Rotten Tomatoes audience rating: 79 percent
A wife reveals to her husband that she is having an affair and abandons her family, including their son. The husband is devastated and after some violent and uncomfortable confrontations, he hires a private investigator to follow her. Meanwhile, the film documents the wife’s spiral into madness and the reason for her insanity. (Spoiler!!: It’s because she’s having sex with a weird alien creature thing.) This movie is as ridiculous as the ending and justifies the nonsense by calling it a “metaphor for something.” Movie endings that have to be explained are never good endings. This “meaning” and overkill screaming scenes are the reasons this cult classic should be flushed down the toilet. There is also an uncomfortable amount of unnecessary gore and violence, and it borders on absurd. In short, what would possess you to watch this movie?
Rotten Tomatoes audience rating: 89 percent
Young serial killer, Michael Myers, murders his older sister and is put in jail for 15 years. On the day before Halloween, he escapes security while being transferred, and goes back to terrorize his hometown in this classic American slasher flick. This movie is bad because there is too much tension, and plot buildup—and not enough action. Halloween is essentially a full 90 minutes of a guy walking towards you. It may be iconic, but it’s definitely not worth your time when you could be watching better, scarier films. On this Halloween, skip Halloween.
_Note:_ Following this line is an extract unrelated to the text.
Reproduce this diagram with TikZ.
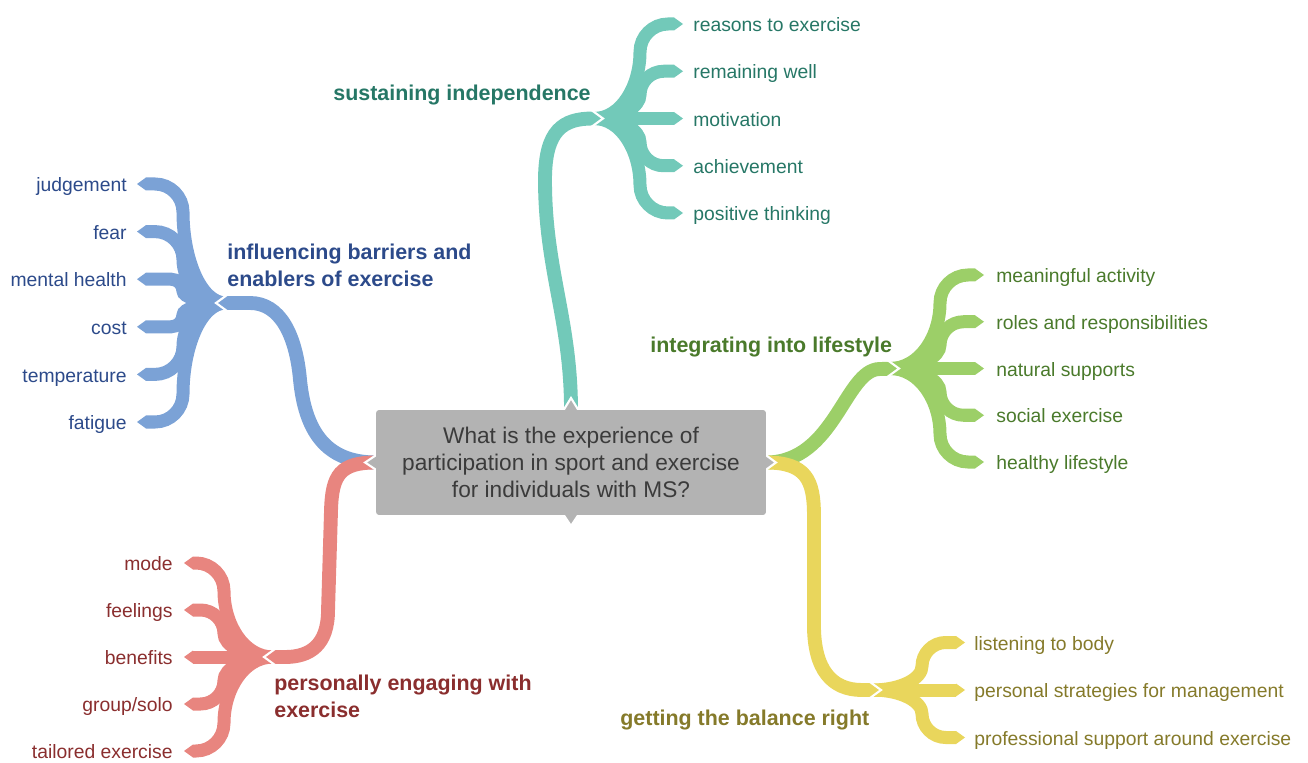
\documentclass[tikz,border=0pt]{standalone}
\usepackage{fontspec}
\setmainfont{Liberation Sans}
\usepackage{xcolor}
\usetikzlibrary{arrows.meta,positioning,backgrounds}
\definecolor{tealrib}{HTML}{72C9B9}
\definecolor{tealtxt}{HTML}{267766}
\definecolor{bluerib}{HTML}{7BA2D6}
\definecolor{bluetxt}{HTML}{2C4A8A}
\definecolor{greenrib}{HTML}{9CCF68}
\definecolor{greentxt}{HTML}{4A7A2B}
\definecolor{yellowrib}{HTML}{E9D65C}
\definecolor{yellowtxt}{HTML}{857A2A}
\definecolor{redrib}{HTML}{E8857F}
\definecolor{redtxt}{HTML}{8A2E2E}
\definecolor{boxgray}{HTML}{B3B3B3}
\definecolor{boxtxt}{HTML}{3B3B3B}

% bends of a twig: #1 rise to the leaf, #2 run from hub to spine, #3 side (1 right, -1 left)
\newcommand\twigbends[3]{%
  \pgfmathsetmacro\twdy{#1}%
  \pgfmathsetmacro\twsg{(\twdy)/max(abs(\twdy),0.001)}%
  \pgfmathsetmacro\twr{min(abs(\twdy)/2,28)}%
  \pgfmathsetmacro\twka{(#3)*0.6*(#2)}%
  \pgfmathsetmacro\twqx{(#3)*(#2)}%
  \pgfmathsetmacro\twqy{(\twdy)-(\twsg)*(\twr)}%
  \pgfmathsetmacro\twkb{(-1)*(\twsg)*0.5*abs(\twqy)}%
  \pgfmathsetmacro\twca{(\twsg)*0.55*(\twr)}%
  \pgfmathsetmacro\twcb{(-1)*(#3)*0.55*(\twr)}%
  \pgfmathsetmacro\twex{(#3)*(\twr)}%
  \pgfmathsetmacro\twey{(\twsg)*(\twr)}}

\begin{document}
\begin{tikzpicture}[x=0.02cm,y=-0.02cm,
  trunk/.style={line width=7.9pt,-{Triangle[line width=0pt,length=0.2cm,width=0.28cm]}},
  twig/.style={line width=7.4pt,-{Triangle[line width=0pt,length=0.18cm,width=0.26cm]}},
  notch/.style={white,line width=1.2pt},
  pointer/.style={fill=boxgray,draw=white,line width=1.2pt},
  leaf/.style={inner sep=0pt,yshift=-0.06cm,font=\fontsize{11}{13}\selectfont},
  topic/.style={inner sep=0pt,yshift=-0.06cm,align=left,font=\bfseries\fontsize{12.2}{15.3}\selectfont},
  rootbox/.style={fill=boxgray,text=boxtxt,rounded corners=0.06cm,minimum width=7.8cm,minimum height=2.1cm,inner sep=0pt,outer sep=0pt,align=center,font=\fontsize{12.9}{15.3}\selectfont}]

\useasboundingbox (0,0) rectangle (1308,763);

\node[rootbox] (root) at (571,462.5) {What is the experience of\\participation in sport and exercise\\for individuals with MS?};

% hubs where the twigs start
\coordinate (tealhub) at (594,118.5);   \coordinate (tealtip) at (603,118.5);
\coordinate (bluehub) at (226,303);     \coordinate (bluetip) at (216,303);
\coordinate (greenhub) at (890,368.5);  \coordinate (greentip) at (899,368.5);
\coordinate (yellowhub) at (872,690);   \coordinate (yellowtip) at (881,690);
\coordinate (redhub) at (273,657);      \coordinate (redtip) at (264,657);

\def\tealleaves{reasons to exercise, remaining well, motivation, achievement, positive thinking}
\def\blueleaves{judgement, fear, mental health, cost, temperature, fatigue}
\def\greenleaves{meaningful activity, roles and responsibilities, natural supports, social exercise, healthy lifestyle}
\def\yellowleaves{listening to body, personal strategies for management, professional support around exercise}
\def\redleaves{mode, feelings, benefits, group/solo, tailored exercise}

\begin{scope}[on background layer]

% draw the twigs and their labels
\foreach \txt [count=\i] in \tealleaves
{
\pgfmathsetmacro\ly{24+(\i-1)*47.25}
\twigbends{\ly-118.5}{46}{1}
\coordinate (teal\i) at (683,\ly);
\draw[twig,tealrib] (tealhub) .. controls +(\twka,0) and +(0,\twkb) .. ++(\twqx,\twqy) .. controls +(0,\twca) and +(\twcb,0) .. ++(\twex,\twey) -- (teal\i);
\node[leaf,text=tealtxt,right=0.2cm of teal\i,anchor=mid west] (tealleaf\i) {\txt};
}

\foreach \txt [count=\i] in \blueleaves
{
\pgfmathsetmacro\ly{184+(\i-1)*47.6}
\twigbends{\ly-303}{43}{-1}
\coordinate (blue\i) at (137,\ly);
\draw[twig,bluerib] (bluehub) .. controls +(\twka,0) and +(0,\twkb) .. ++(\twqx,\twqy) .. controls +(0,\twca) and +(\twcb,0) .. ++(\twex,\twey) -- (blue\i);
\node[leaf,text=bluetxt,left=0.2cm of blue\i,anchor=mid east] (blueleaf\i) {\txt};
}

\foreach \txt [count=\i] in \greenleaves
{
\pgfmathsetmacro\ly{275+(\i-1)*46.75}
\twigbends{\ly-368.5}{50}{1}
\coordinate (green\i) at (984,\ly);
\draw[twig,greenrib] (greenhub) .. controls +(\twka,0) and +(0,\twkb) .. ++(\twqx,\twqy) .. controls +(0,\twca) and +(\twcb,0) .. ++(\twex,\twey) -- (green\i);
\node[leaf,text=greentxt,right=0.24cm of green\i,anchor=mid west] (greenleaf\i) {\txt};
}

\foreach \txt [count=\i] in \yellowleaves
{
\pgfmathsetmacro\ly{642.5+(\i-1)*47.5}
\twigbends{\ly-690}{50}{1}
\coordinate (yellow\i) at (965,\ly);
\draw[twig,yellowrib] (yellowhub) .. controls +(\twka,0) and +(0,\twkb) .. ++(\twqx,\twqy) .. controls +(0,\twca) and +(\twcb,0) .. ++(\twex,\twey) -- (yellow\i);
\node[leaf,text=yellowtxt,right=0.18cm of yellow\i,anchor=mid west] (yellowleaf\i) {\txt};
}

\foreach \txt [count=\i] in \redleaves
{
\pgfmathsetmacro\ly{563+(\i-1)*47}
\twigbends{\ly-657}{49}{-1}
\coordinate (red\i) at (184,\ly);
\draw[twig,redrib] (redhub) .. controls +(\twka,0) and +(0,\twkb) .. ++(\twqx,\twqy) .. controls +(0,\twca) and +(\twcb,0) .. ++(\twex,\twey) -- (red\i);
\node[leaf,text=redtxt,left=0.22cm of red\i,anchor=mid east] (redleaf\i) {\txt};
}

% draw the trunks from the question to the hubs
\draw[trunk,tealrib] (root.north) .. controls +(0,-90) and +(0,90) .. ++(-26,-230) .. controls +(0,-50) and +(-40,0) .. (tealtip);
\draw[trunk,bluerib] (root.west) .. controls +(-51,0) and +(5,50) .. ++(-76,-82.5) .. controls +(-4,-45) and +(30,0) .. ++(-50,-77) -- (bluetip);
\draw[trunk,redrib] (root.west) .. controls +(-36,0) and +(1,-35) .. ++(-45,47.5) -- ++(-3,100) .. controls +(0,35) and +(25,0) .. ++(-43,47) -- (redtip);
\draw[trunk,greenrib] (root.east) .. controls +(69,0) and +(-35,0) .. ++(114,-93.5) -- (greentip);
\draw[trunk,yellowrib] (root.east) .. controls +(40,0) and +(0,-35) .. ++(48,52.5) -- ++(0,110) .. controls +(0,45) and +(-30,0) .. ++(48,65) -- (yellowtip);

% white cuts between trunk and hub
\foreach \t/\s in {tealtip/-1,greentip/-1,yellowtip/-1,bluetip/1,redtip/1}
\draw[notch] ([shift={(11*\s,-8)}]\t) -- (\t) -- ([shift={(11*\s,8)}]\t);

% pointers of the question box
\draw[pointer] ([shift={(-8,1)}]root.north) -- ([shift={(0,-12)}]root.north) -- ([shift={(8,1)}]root.north);
\draw[pointer] ([shift={(-8,-1)}]root.south) -- ([shift={(0,11)}]root.south) -- ([shift={(8,-1)}]root.south);
\draw[pointer] ([shift={(1,-8)}]root.west) -- ([shift={(-11,0)}]root.west) -- ([shift={(1,8)}]root.west);
\draw[pointer] ([shift={(-1,-8)}]root.east) -- ([shift={(10,0)}]root.east) -- ([shift={(-1,8)}]root.east);

\end{scope}

% the five themes
\node[topic,text=tealtxt,anchor=mid west] (tealtopic) at (333,93) {sustaining independence};
\node[topic,text=bluetxt,anchor=mid west] (bluetopic) at (227,278.5) {influencing barriers and\\enablers of exercise};
\node[topic,text=greentxt,anchor=mid west] (greentopic) at (650,345) {integrating into lifestyle};
\node[topic,text=yellowtxt,anchor=mid west] (yellowtopic) at (620,718) {getting the balance right};
\node[topic,text=redtxt,anchor=mid west] (redtopic) at (274,710) {personally engaging with\\exercise};

\end{tikzpicture}
\end{document}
Rotten Tomatoes audience rating: 63 percent
This horror flick is about a group of students who travel to Sweden to visit and study a rural village’s mid-summer festival. Starting their trip with an idyllic tone, the group soon realize that they are at the clutches of a pagan cult’s twisted culture. Midsommar is the worst kind of mediocre horror movie because there are so many reasons to hope the film will be good. It pulls you in with its’ pleasing cinematography, vivid colours, an unbelievable number of flowers, and menacing undertones of dysfunctional relationships—but ultimately the movie falls flat. It lacks meaningful elements that satisfyingly guide and explain the story. Many elements are haphazardly thrown in; plot plots don’t naturally click into place. Unfortunately, the film squanders any chance for enjoyable scares by prioritizing gore, and overly dramatized horror scenes that are so out of the realm of possibility that they just feel silly. Like a lot of content being produced today, the film prioritizes visuals over story. Infants may be able to enjoy such films that are essentially stimulating flashing colours—but for anyone else, the movie is not deserving of an extended attention span.
The Thing (1982)
Rotten Tomatoes audience rating: 92 percent
A group of scientists in Antarctica are researching at a base camp when they take in a rogue sled dog. After it brutally kills some of the other dogs and begins to attack some of the crew members, a pilot and a doctor fight the creature into a gory battle for their own lives. This movie deserves some praise because of its iconic special effects— but has poor build up. There is also a great cast (Kurt Russel) and character development, but it falls flat on its climax. The actual “thing” they are running from is pretty goofy and not very scary. Overall, this movie registers as more of an action movie with horror movie elements—making it sort of meatless if you want to be truly terrified.